<<<<
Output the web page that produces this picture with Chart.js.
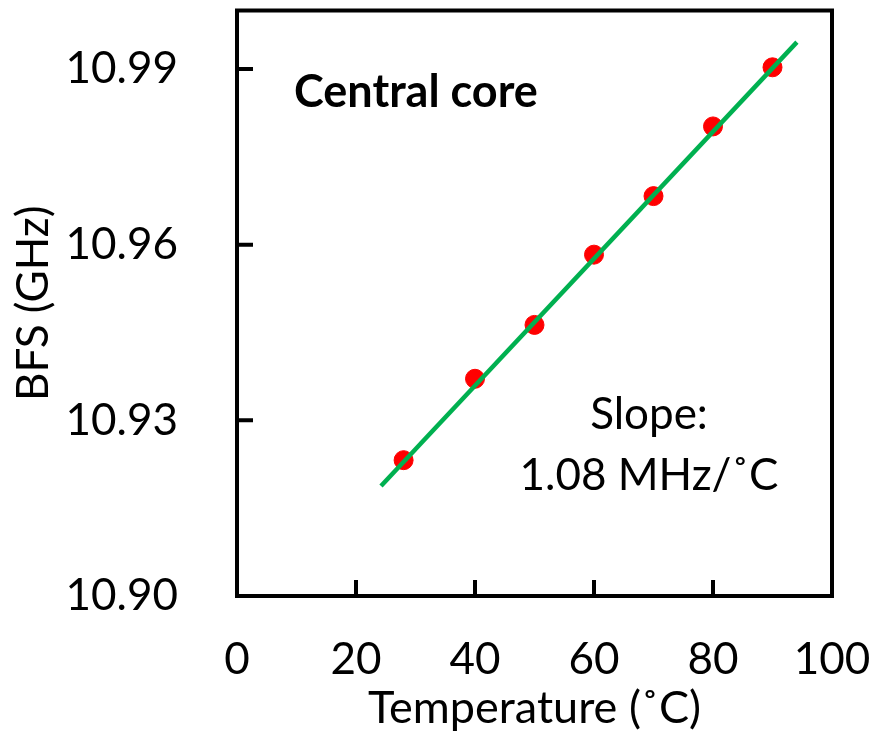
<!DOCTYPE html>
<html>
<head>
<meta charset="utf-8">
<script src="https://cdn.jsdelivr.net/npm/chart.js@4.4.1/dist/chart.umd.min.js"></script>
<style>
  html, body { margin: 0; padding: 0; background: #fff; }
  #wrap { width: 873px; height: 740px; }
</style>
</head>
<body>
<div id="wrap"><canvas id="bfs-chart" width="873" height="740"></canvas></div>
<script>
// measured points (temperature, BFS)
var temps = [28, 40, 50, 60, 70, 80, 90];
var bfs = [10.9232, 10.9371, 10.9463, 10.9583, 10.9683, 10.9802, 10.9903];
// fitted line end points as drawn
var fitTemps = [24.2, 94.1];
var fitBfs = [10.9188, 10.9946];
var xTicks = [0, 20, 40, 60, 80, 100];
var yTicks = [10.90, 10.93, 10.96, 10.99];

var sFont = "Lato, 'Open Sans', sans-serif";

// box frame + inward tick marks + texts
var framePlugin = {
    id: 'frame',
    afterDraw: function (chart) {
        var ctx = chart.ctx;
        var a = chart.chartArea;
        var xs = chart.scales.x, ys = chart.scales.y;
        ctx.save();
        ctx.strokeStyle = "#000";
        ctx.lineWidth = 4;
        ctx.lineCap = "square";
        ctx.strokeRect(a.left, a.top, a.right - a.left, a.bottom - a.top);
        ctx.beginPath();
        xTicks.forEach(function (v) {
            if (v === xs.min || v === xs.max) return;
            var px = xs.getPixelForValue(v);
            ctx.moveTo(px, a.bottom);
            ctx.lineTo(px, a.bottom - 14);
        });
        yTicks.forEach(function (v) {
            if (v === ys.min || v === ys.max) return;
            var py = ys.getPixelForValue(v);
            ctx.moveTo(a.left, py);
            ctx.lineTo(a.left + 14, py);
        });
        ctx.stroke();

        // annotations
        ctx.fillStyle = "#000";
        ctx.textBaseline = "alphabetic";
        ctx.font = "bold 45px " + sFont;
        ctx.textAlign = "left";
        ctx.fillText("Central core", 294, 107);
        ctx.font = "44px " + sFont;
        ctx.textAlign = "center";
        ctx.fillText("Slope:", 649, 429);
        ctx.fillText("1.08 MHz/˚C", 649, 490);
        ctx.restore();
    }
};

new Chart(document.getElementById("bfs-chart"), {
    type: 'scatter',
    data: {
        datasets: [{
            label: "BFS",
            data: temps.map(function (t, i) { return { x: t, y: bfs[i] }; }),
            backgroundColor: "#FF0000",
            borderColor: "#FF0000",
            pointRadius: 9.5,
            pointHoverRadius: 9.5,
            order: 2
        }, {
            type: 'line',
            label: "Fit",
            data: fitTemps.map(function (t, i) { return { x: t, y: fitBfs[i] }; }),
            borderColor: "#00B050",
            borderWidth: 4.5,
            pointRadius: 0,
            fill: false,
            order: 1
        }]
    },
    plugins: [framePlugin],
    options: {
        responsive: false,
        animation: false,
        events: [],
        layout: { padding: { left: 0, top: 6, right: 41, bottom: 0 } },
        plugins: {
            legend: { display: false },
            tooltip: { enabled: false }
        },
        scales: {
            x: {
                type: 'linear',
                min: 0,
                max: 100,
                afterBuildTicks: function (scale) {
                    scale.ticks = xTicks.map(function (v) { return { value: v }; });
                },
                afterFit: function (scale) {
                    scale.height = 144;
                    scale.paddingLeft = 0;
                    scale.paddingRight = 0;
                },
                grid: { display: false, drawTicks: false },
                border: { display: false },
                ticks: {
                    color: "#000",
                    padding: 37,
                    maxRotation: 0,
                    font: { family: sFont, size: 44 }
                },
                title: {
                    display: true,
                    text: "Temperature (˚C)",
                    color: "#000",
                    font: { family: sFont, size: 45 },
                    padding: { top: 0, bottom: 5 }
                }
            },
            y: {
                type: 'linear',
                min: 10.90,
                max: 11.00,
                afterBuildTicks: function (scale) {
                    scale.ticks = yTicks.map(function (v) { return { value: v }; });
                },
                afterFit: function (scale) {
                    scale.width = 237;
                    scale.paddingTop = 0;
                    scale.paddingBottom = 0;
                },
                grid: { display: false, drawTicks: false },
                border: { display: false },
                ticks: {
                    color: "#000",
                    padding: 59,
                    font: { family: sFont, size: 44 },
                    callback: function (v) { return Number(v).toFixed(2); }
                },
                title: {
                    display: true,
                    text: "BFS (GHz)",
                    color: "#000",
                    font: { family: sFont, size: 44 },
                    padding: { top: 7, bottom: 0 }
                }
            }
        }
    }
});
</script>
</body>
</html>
>>>>
**STATED GOAL:** Return each line exactly as written. Any picture gets left out.

**EXPECTED ANSWER:**
Output the web page that produces this picture with Chart.js.
<!DOCTYPE html>
<html>
<head>
<meta charset="utf-8">
<script src="https://cdn.jsdelivr.net/npm/chart.js@4.4.1/dist/chart.umd.min.js"></script>
<style>
  html, body { margin: 0; padding: 0; background: #fff; }
  #wrap { width: 873px; height: 740px; }
</style>
</head>
<body>
<div id="wrap"><canvas id="bfs-chart" width="873" height="740"></canvas></div>
<script>
// measured points (temperature, BFS)
var temps = [28, 40, 50, 60, 70, 80, 90];
var bfs = [10.9232, 10.9371, 10.9463, 10.9583, 10.9683, 10.9802, 10.9903];
// fitted line end points as drawn
var fitTemps = [24.2, 94.1];
var fitBfs = [10.9188, 10.9946];
var xTicks = [0, 20, 40, 60, 80, 100];
var yTicks = [10.90, 10.93, 10.96, 10.99];

var sFont = "Lato, 'Open Sans', sans-serif";

// box frame + inward tick marks + texts
var framePlugin = {
    id: 'frame',
    afterDraw: function (chart) {
        var ctx = chart.ctx;
        var a = chart.chartArea;
        var xs = chart.scales.x, ys = chart.scales.y;
        ctx.save();
        ctx.strokeStyle = "#000";
        ctx.lineWidth = 4;
        ctx.lineCap = "square";
        ctx.strokeRect(a.left, a.top, a.right - a.left, a.bottom - a.top);
        ctx.beginPath();
        xTicks.forEach(function (v) {
            if (v === xs.min || v === xs.max) return;
            var px = xs.getPixelForValue(v);
            ctx.moveTo(px, a.bottom);
            ctx.lineTo(px, a.bottom - 14);
        });
        yTicks.forEach(function (v) {
            if (v === ys.min || v === ys.max) return;
            var py = ys.getPixelForValue(v);
            ctx.moveTo(a.left, py);
            ctx.lineTo(a.left + 14, py);
        });
        ctx.stroke();

        // annotations
        ctx.fillStyle = "#000";
        ctx.textBaseline = "alphabetic";
        ctx.font = "bold 45px " + sFont;
        ctx.textAlign = "left";
        ctx.fillText("Central core", 294, 107);
        ctx.font = "44px " + sFont;
        ctx.textAlign = "center";
        ctx.fillText("Slope:", 649, 429);
        ctx.fillText("1.08 MHz/˚C", 649, 490);
        ctx.restore();
    }
};

new Chart(document.getElementById("bfs-chart"), {
    type: 'scatter',
    data: {
        datasets: [{
            label: "BFS",
            data: temps.map(function (t, i) { return { x: t, y: bfs[i] }; }),
            backgroundColor: "#FF0000",
            borderColor: "#FF0000",
            pointRadius: 9.5,
            pointHoverRadius: 9.5,
            order: 2
        }, {
            type: 'line',
            label: "Fit",
            data: fitTemps.map(function (t, i) { return { x: t, y: fitBfs[i] }; }),
            borderColor: "#00B050",
            borderWidth: 4.5,
            pointRadius: 0,
            fill: false,
            order: 1
        }]
    },
    plugins: [framePlugin],
    options: {
        responsive: false,
        animation: false,
        events: [],
        layout: { padding: { left: 0, top: 6, right: 41, bottom: 0 } },
        plugins: {
            legend: { display: false },
            tooltip: { enabled: false }
        },
        scales: {
            x: {
                type: 'linear',
                min: 0,
                max: 100,
                afterBuildTicks: function (scale) {
                    scale.ticks = xTicks.map(function (v) { return { value: v }; });
                },
                afterFit: function (scale) {
                    scale.height = 144;
                    scale.paddingLeft = 0;
                    scale.paddingRight = 0;
                },
                grid: { display: false, drawTicks: false },
                border: { display: false },
                ticks: {
                    color: "#000",
                    padding: 37,
                    maxRotation: 0,
                    font: { family: sFont, size: 44 }
                },
                title: {
                    display: true,
                    text: "Temperature (˚C)",
                    color: "#000",
                    font: { family: sFont, size: 45 },
                    padding: { top: 0, bottom: 5 }
                }
            },
            y: {
                type: 'linear',
                min: 10.90,
                max: 11.00,
                afterBuildTicks: function (scale) {
                    scale.ticks = yTicks.map(function (v) { return { value: v }; });
                },
                afterFit: function (scale) {
                    scale.width = 237;
                    scale.paddingTop = 0;
                    scale.paddingBottom = 0;
                },
                grid: { display: false, drawTicks: false },
                border: { display: false },
                ticks: {
                    color: "#000",
                    padding: 59,
                    font: { family: sFont, size: 44 },
                    callback: function (v) { return Number(v).toFixed(2); }
                },
                title: {
                    display: true,
                    text: "BFS (GHz)",
                    color: "#000",
                    font: { family: sFont, size: 44 },
                    padding: { top: 7, bottom: 0 }
                }
            }
        }
    }
});
</script>
</body>
</html>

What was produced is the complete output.